Originally Posted by *youngnhappymamma*
I'm sorry, and not to wish guilt on anyone, but I hope that moms who see my child in the sling do feel a twinge of guilt ....all babies deserve to be held and all moms deserve to feel the peace and confidence that comes from wearing your baby. I hope that moms seeing me wear my baby (with three other young children in tow) can see that all the excuses our society provides for not carrying babies don't have to be an excuse for them. It is not always the easiest or most comfortable thing to carry my child in the sling, but it is the best. Having children is not about what is easiest....it should be about what is best....for both mom and baby. And, most of the time, it is easier (my baby basically never cries no matter where we are, my hands are free to shop, help other kids, unload groceries, etc among other things....) And, yes...I know there are reasons why some moms can't wear their child on a regular basis (I don't know...maybe back injury or something?) but it should be the goal.

See, I can't identify with this feeling. I don't WANT other mamas to feel bad because they think they don't measure up to MY standard.

I don't sling because it makes me feel superior. I don't sling to make a point. I sling because it works for me and my son.
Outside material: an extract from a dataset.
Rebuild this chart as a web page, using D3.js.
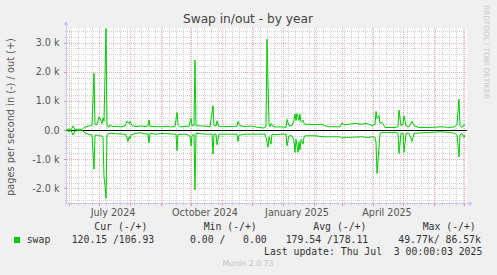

I just hate to see mamas compare each other. I mean, I'm looking at this lady thinking, "Oh, her daughter is so cute, but she must be sleepy, she's kinda fussy." Meanwhile, she's thinking, "Oh, I should be carrying DD. I bet that woman thinks I'm awful for leaving her in the cart to fuss when she's carrying her baby who looks about DD's age and he looks so content." NO, I was not thinking that, I don't presume to know whether she's tried babywearing or not, whether the kid hates to be carried or she's tired, sick, teething, etc. It's none of my business. I hate hate hate comparisons and competition in parenting. It makes me sad. Just because I sling my son does not mean I think all mamas should!


----------



## meco (Mar 1, 2004)

Quote:


Originally Posted by *youngnhappymamma*
....all babies deserve to be held and all moms deserve to feel the peace and confidence that comes from wearing your baby. I hope that moms seeing me wear my baby (with three other young children in tow) can see that all the excuses our society provides for not carrying babies don't have to be an excuse for them. It is not always the easiest or most comfortable thing to carry my child in the sling, but it is the best. Having children is not about what is easiest....it should be about what is best....for both mom and baby.









I agree all babies deserve to be held.

I too wear my son because he likes it, and we are pedestrians and a stroller in Manhattan with buses and subways and narrow aisles is not happening. Also because I want people to ask about it and to see me doing it, I like to talk about babywearing. I am passionate about it. I want people to do it. Not to feel bad about not doing it, but to know there are other options. I always get stopped and someone asks me about it. I also consider it exercise (trying wearing 30 lbs all over the city, every day :LOL).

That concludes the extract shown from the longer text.